The Two Germanys

There are two Germanys. I’m not talking east and west, either. They were allegedly reunited a quarter century ago.  I’m also not talking about the old and the young Germany – the ticking time bomb due to explode in about another 25 years when the last of the boomers is unable to look after themselves.

I’m talking about the heretofore unacknowledged two Germanys. There is the pedestrian, the perambulant Germany in which one is free to roam the hillsides, the forests, the valleys, the fields in peace and relative tranquility where one often meets with the environment-friend, the bio-disposer, the bird watcher, the walking stick trekker, the cyclist even. Everything is slow, neat, low-impact. People have patience. They smile and say “Guten Morgen” or “Gruss Gott”. They let their dogs wander through flower stands and piss on tree trunks. 

Then there is the other Germany. The one that happens only inside of automobiles. 

People are vicious, brutal, impatient. They are bullies and brutes. They hassle you, worry you this way and that. They urge you, jeer at you to make some manouvre that would risk not only your life but theirs as well. If it were possible they would make you disappear, disintegrate. 

Truth be known you are not their problem. 

They are their own problem but because you are in front of them they bounce their frustrations off of you. 

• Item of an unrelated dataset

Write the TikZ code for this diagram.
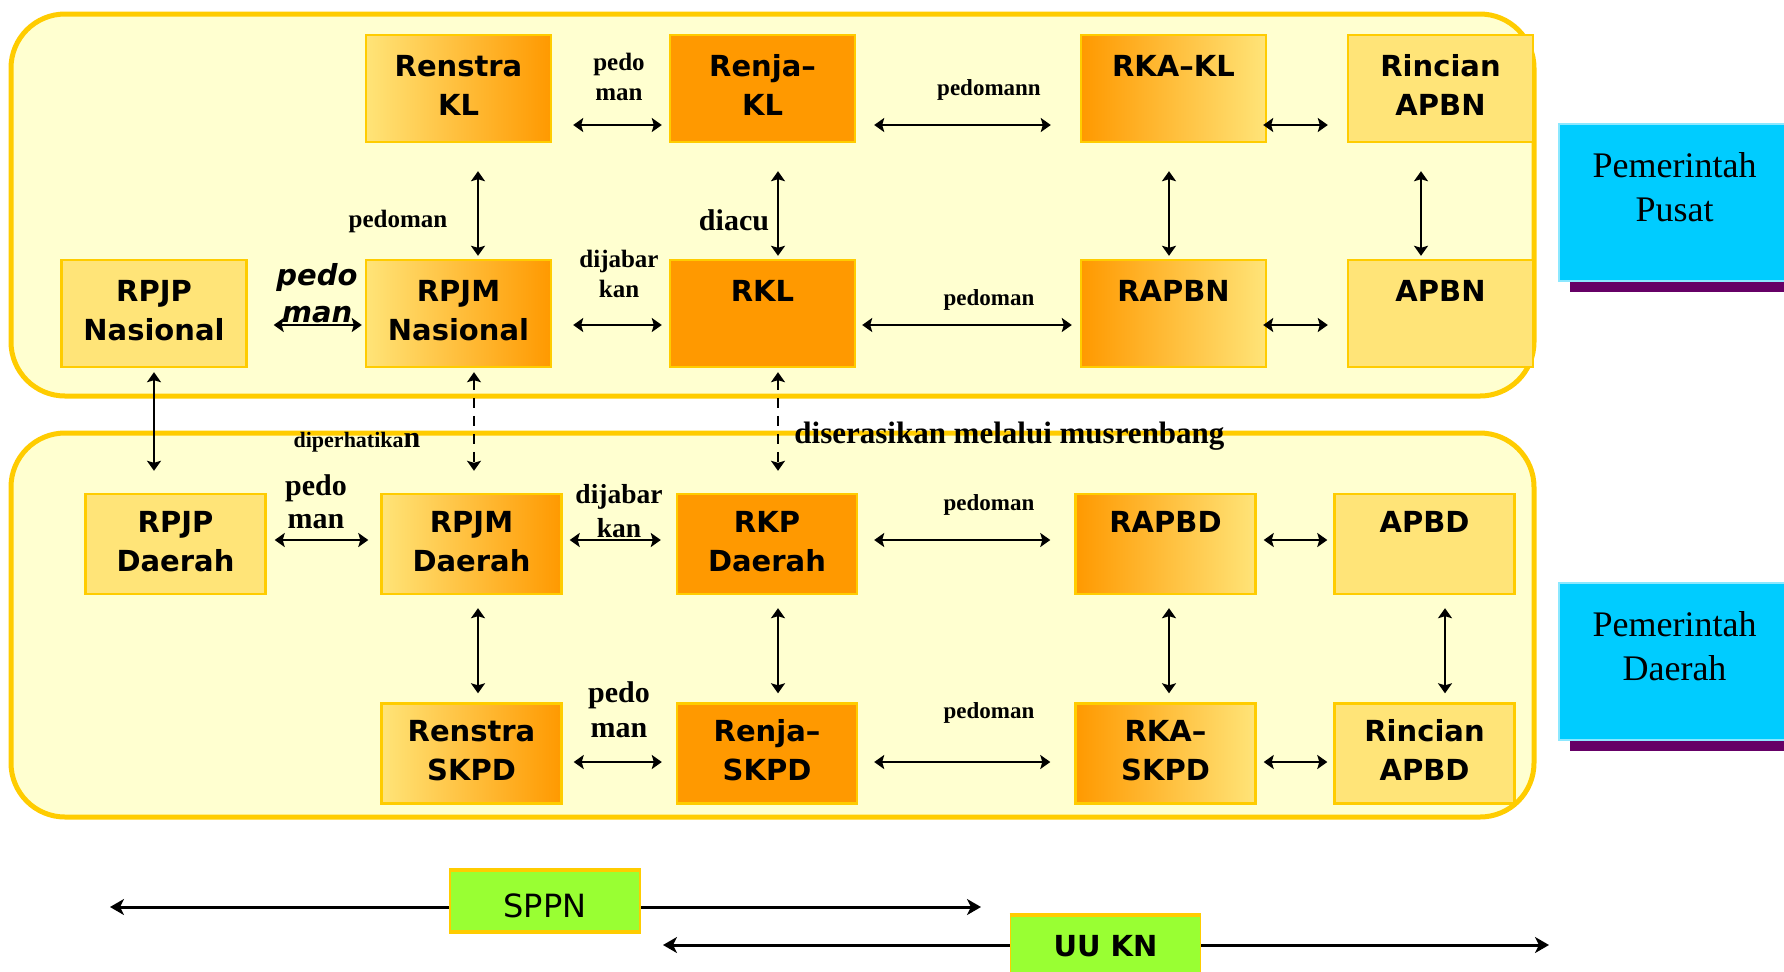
\documentclass[tikz,border=0pt]{standalone}
\usepackage{fontspec}
\setmainfont{Liberation Serif}
\newfontfamily\boxfont{DejaVu Sans}
\usetikzlibrary{arrows.meta,calc,shadows}
\definecolor{framefill}{RGB}{255,255,208}
\definecolor{framegold}{RGB}{255,204,0}
\definecolor{boxyellow}{RGB}{255,228,120}
\definecolor{boxorange}{RGB}{255,153,0}
\definecolor{govcyan}{RGB}{0,204,255}
\definecolor{govedge}{RGB}{140,232,255}
\definecolor{govpurple}{RGB}{102,0,102}
\definecolor{lawgreen}{RGB}{153,255,51}
\newcommand{\twolines}[2]{\begin{tabular}[t]{@{}c@{}}#1\\#2\end{tabular}}

\begin{document}
\begin{tikzpicture}[x=0.5pt,y=-0.5pt,
  frame/.style={draw=framegold, line width=2.5pt, fill=framefill, rounded corners=27pt},
  plan/.style={draw=framegold, line width=1.2pt, inner sep=0pt,
    font=\boxfont\bfseries\fontsize{14.5}{19.5}\selectfont},
  bigplan/.style={plan, minimum width=92.5pt, minimum height=53.5pt},
  smallplan/.style={plan, minimum width=90pt, minimum height=50pt},
  flat/.style={fill=boxyellow},
  hot/.style={fill=boxorange},
  warm/.style={left color=boxyellow, right color=boxorange},
  cool/.style={left color=boxorange, right color=boxyellow},
  link/.style={{Stealth[length=5pt,width=7pt,inset=1pt]}-{Stealth[length=5pt,width=7pt,inset=1pt]}, line width=1pt},
  dashlink/.style={link, line width=0.8pt, dash pattern=on 5pt off 4pt},
  longlink/.style={{Stealth[length=7pt,width=8pt,inset=2pt]}-{Stealth[length=7pt,width=8pt,inset=2pt]}, line width=1.5pt},
  tag/.style={anchor=base, inner sep=0pt, font=\bfseries\fontsize{11.5}{14}\selectfont},
  govbox/.style={fill=govcyan, draw=govedge, line width=1pt, inner sep=0pt,
    minimum width=115.5pt, minimum height=78.5pt, text depth=40pt,
    font=\fontsize{18}{22}\selectfont,
    drop shadow={shadow xshift=5.5pt, shadow yshift=-5.5pt, fill=govpurple, opacity=1}},
  lawbox/.style={fill=lawgreen, draw=framegold, line width=0.8pt, inner sep=0pt,
    minimum width=95pt, minimum height=30pt, font=\boxfont\fontsize{16}{19}\selectfont}
]
  \useasboundingbox (0,0) rectangle (1784,971);
  \clip (0,0) rectangle (1784,971);

  % Frames
  \draw[frame] (11,14) rectangle (1534,396);
  \draw[frame] (11,433) rectangle (1534,817);

  % Pemerintah Pusat
  \node[bigplan, warm] (renstrakl) at (458.5,88.5) {\twolines{Renstra}{KL}};
  \node[bigplan, hot] (renjakl) at (762.5,88.5) {\twolines{Renja–}{KL}};
  \node[bigplan, cool] (rkakl) at (1173.5,88.5) {\twolines{RKA–KL}{\mbox{}}};
  \node[bigplan, flat] (rincianapbn) at (1440.5,88.5) {\twolines{Rincian}{APBN}};
  \node[bigplan, flat] (rpjpnas) at (154,313.5) {\twolines{RPJP}{Nasional}};
  \node[bigplan, warm] (rpjmnas) at (458.5,313.5) {\twolines{RPJM}{Nasional}};
  \node[bigplan, hot] (rkl) at (762.5,313.5) {\twolines{RKL}{\mbox{}}};
  \node[bigplan, cool] (rapbn) at (1173.5,313.5) {\twolines{RAPBN}{\mbox{}}};
  \node[bigplan, flat] (apbn) at (1440.5,313.5) {\twolines{APBN}{\mbox{}}};

  % Pemerintah Daerah
  \node[smallplan, flat] (rpjpdae) at (175.5,544) {\twolines{RPJP}{Daerah}};
  \node[smallplan, warm] (rpjmdae) at (471.5,544) {\twolines{RPJM}{Daerah}};
  \node[smallplan, hot] (rkpdae) at (767,544) {\twolines{RKP}{Daerah}};
  \node[smallplan, cool] (rapbd) at (1165.5,544) {\twolines{RAPBD}{\mbox{}}};
  \node[smallplan, flat] (apbd) at (1424.5,544) {\twolines{APBD}{\mbox{}}};
  \node[smallplan, warm] (renstraskpd) at (471.5,753.5) {\twolines{Renstra}{SKPD}};
  \node[smallplan, hot] (renjaskpd) at (767,753.5) {\twolines{Renja–}{SKPD}};
  \node[smallplan, cool] (rkaskpd) at (1165.5,753.5) {\twolines{RKA–}{SKPD}};
  \node[smallplan, flat] (rincianapbd) at (1424.5,753.5) {\twolines{Rincian}{APBD}};

  % Side boxes
  \node[govbox] (pusat) at (1674.5,202.5) {\twolines{Pemerintah}{Pusat}};
  \node[govbox] (daerah) at (1674.5,661.5) {\twolines{Pemerintah}{Daerah}};

  % Labels
  \node[tag, font=\bfseries\fontsize{12.5}{15}\selectfont] at (619,70) {\twolines{pedo}{man}};
  \node[tag] at (989,95) {pedomann};
  \node[tag, font=\bfseries\fontsize{12.5}{15}\selectfont] at (398,227) {pedoman};
  \node[tag, font=\bfseries\fontsize{15}{18}\selectfont] at (734,230) {diacu};
  \node[tag, font=\boxfont\bfseries\itshape\fontsize{14.5}{18.5}\selectfont] at (317,285) {\twolines{pedo}{man}};
  \node[tag, font=\bfseries\fontsize{12.5}{15}\selectfont] at (619,267) {\twolines{dijabar}{kan}};
  \node[tag] at (989,305) {pedoman};
  \node[tag, font=\bfseries\fontsize{11}{13}\selectfont] at (357,447) {diperhatika{\fontsize{15}{18}\selectfont n}};
  \node[tag, anchor=base west, font=\bfseries\fontsize{15.5}{18}\selectfont] at (794,443) {diserasikan melalui musrenbang};
  \node[tag, font=\bfseries\fontsize{15}{16.5}\selectfont] at (316,495) {\twolines{pedo}{man}};
  \node[tag, font=\bfseries\fontsize{13.75}{17}\selectfont] at (619,503) {\twolines{dijabar}{kan}};
  \node[tag] at (989,510) {pedoman};
  \node[tag, font=\bfseries\fontsize{15}{17.5}\selectfont] at (619,702) {\twolines{pedo}{man}};
  \node[tag] at (989,718) {pedoman};

  % Horizontal links, pusat
  \draw[link, shorten <=10.5pt, shorten >=3.5pt] ([yshift=-18.25pt]renstrakl.east) -- ([yshift=-18.25pt]renjakl.west);
  \draw[link, shorten <=9pt, shorten >=14.5pt] ([yshift=-18.25pt]renjakl.east) -- ([yshift=-18.25pt]rkakl.west);
  \draw[link, shorten <=-2pt, shorten >=9.5pt] ([yshift=-18.25pt]rkakl.east) -- ([yshift=-18.25pt]rincianapbn.west);
  \draw[link, shorten <=13pt, shorten >=1.5pt] ([yshift=-5.75pt]rpjpnas.east) -- ([yshift=-5.75pt]rpjmnas.west);
  \draw[link, shorten <=10.5pt, shorten >=3.5pt] ([yshift=-5.75pt]rpjmnas.east) -- ([yshift=-5.75pt]rkl.west);
  \draw[link, shorten <=3pt, shorten >=4pt] ([yshift=-5.75pt]rkl.east) -- ([yshift=-5.75pt]rapbn.west);
  \draw[link, shorten <=-2pt, shorten >=9.5pt] ([yshift=-5.75pt]rapbn.east) -- ([yshift=-5.75pt]apbn.west);

  % Vertical links, pusat
  \draw[link, shorten <=14pt, shorten >=1.5pt] ([xshift=9.75pt]renstrakl.south) -- ([xshift=9.75pt]rpjmnas.north);
  \draw[link, shorten <=14pt, shorten >=1.5pt] ([xshift=7.75pt]renjakl.south) -- ([xshift=7.75pt]rkl.north);
  \draw[link, shorten <=14pt, shorten >=1.5pt] ([xshift=-2.25pt]rkakl.south) -- ([xshift=-2.25pt]rapbn.north);
  \draw[link, shorten <=14pt, shorten >=1.5pt] ([xshift=-9.75pt]rincianapbn.south) -- ([xshift=-9.75pt]apbn.north);

  % Links between pusat and daerah
  \draw[link, shorten <=2pt, shorten >=11pt] (rpjpnas.south) -- (rpjpnas.south |- rpjpdae.north);
  \draw[dashlink, shorten <=2pt, shorten >=11pt] ([xshift=7.75pt]rpjmnas.south) -- ($(rpjmnas.south |- rpjmdae.north)+(7.75pt,0)$);
  \draw[dashlink, shorten <=2pt, shorten >=11pt] ([xshift=7.75pt]rkl.south) -- ($(rkl.south |- rkpdae.north)+(7.75pt,0)$);

  % Horizontal links, daerah
  \draw[link, shorten <=4pt, shorten >=6pt] ([yshift=2pt]rpjpdae.east) -- ([yshift=2pt]rpjmdae.west);
  \draw[link, shorten <=3.5pt, shorten >=7.5pt] ([yshift=2pt]rpjmdae.east) -- ([yshift=2pt]rkpdae.west);
  \draw[link, shorten <=8pt, shorten >=12pt] ([yshift=2pt]rkpdae.east) -- ([yshift=2pt]rapbd.west);
  \draw[link, shorten <=3.5pt, shorten >=3pt] ([yshift=2pt]rapbd.east) -- ([yshift=2pt]apbd.west);
  \draw[link, shorten <=5.5pt, shorten >=7pt] ([yshift=-4.25pt]renstraskpd.east) -- ([yshift=-4.25pt]renjaskpd.west);
  \draw[link, shorten <=8pt, shorten >=12pt] ([yshift=-4.25pt]renjaskpd.east) -- ([yshift=-4.25pt]rkaskpd.west);
  \draw[link, shorten <=3.5pt, shorten >=3pt] ([yshift=-4.25pt]rkaskpd.east) -- ([yshift=-4.25pt]rincianapbd.west);

  % Vertical links, daerah
  \draw[link, shorten <=6.5pt, shorten >=4.5pt] ([xshift=3.25pt]rpjmdae.south) -- ([xshift=3.25pt]renstraskpd.north);
  \draw[link, shorten <=6.5pt, shorten >=4.5pt] ([xshift=5.5pt]rkpdae.south) -- ([xshift=5.5pt]renjaskpd.north);
  \draw[link, shorten <=6.5pt, shorten >=4.5pt] ([xshift=1.75pt]rapbd.south) -- ([xshift=1.75pt]rkaskpd.north);
  \draw[link, shorten <=6.5pt, shorten >=4.5pt] ([xshift=10.25pt]apbd.south) -- ([xshift=10.25pt]rincianapbd.north);

  % SPPN and UU KN
  \coordinate (sppnL) at (110,907);
  \coordinate (sppnR) at (981,907);
  \draw[longlink] (sppnL) -- (sppnR);
  \node[lawbox, text height=16.7pt] (sppn) at (545,901) {SPPN};
  \draw[framegold, line width=2pt] (sppn.north west) -- (sppn.north east) (sppn.south west) -- (sppn.south east);
  \coordinate (uuknL) at (663,945);
  \coordinate (uuknR) at (1549,945);
  \draw[longlink] (uuknL) -- (uuknR);
  \node[lawbox, font=\boxfont\bfseries\fontsize{14.5}{17}\selectfont] (uukn) at (1105.5,946) {UU KN};
  \draw[framegold, line width=2pt] (uukn.north west) -- (uukn.north east);
\end{tikzpicture}
\end{document}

They are unable to figure things out. How the world works. How the laws of physics operate. They don’t understand that driving at ever faster speeds will only ever get you to the ass of the next car ahead, and then the next and the next. And at every stress-filled union there exist the seeds of both tragedy and traffic jam. They don’t understand that driving at ever faster speeds requires ever more space to operate in in which unforeseen situations are unable to occur. They do not account or accommodate anyone or anything else that is not them. 

If you are not actually them you are therefore part of the problem. 

It is a singular way to view the world and in fact it excludes the world. 

In truth it is a way of ensuring that since everyone and everything who isn’t you is somehow wrong then you must be therefore somehow infallible, supra-heroic, preternatural, godlike. 

But it is when the two Germanys meet, when they coalesce, in a matter of seconds, of microseconds, that one begins to feel deeply ill at ease. 

Because the calm mountain trekkers, the spaced-out flower-pickers, the dog huggers are one and the same as the car-driving maniacs. Only in the act of opening or closing the door of a parked car is there any semblance of balance, of sanity, of sense while they morph from one extreme to its polar opposite.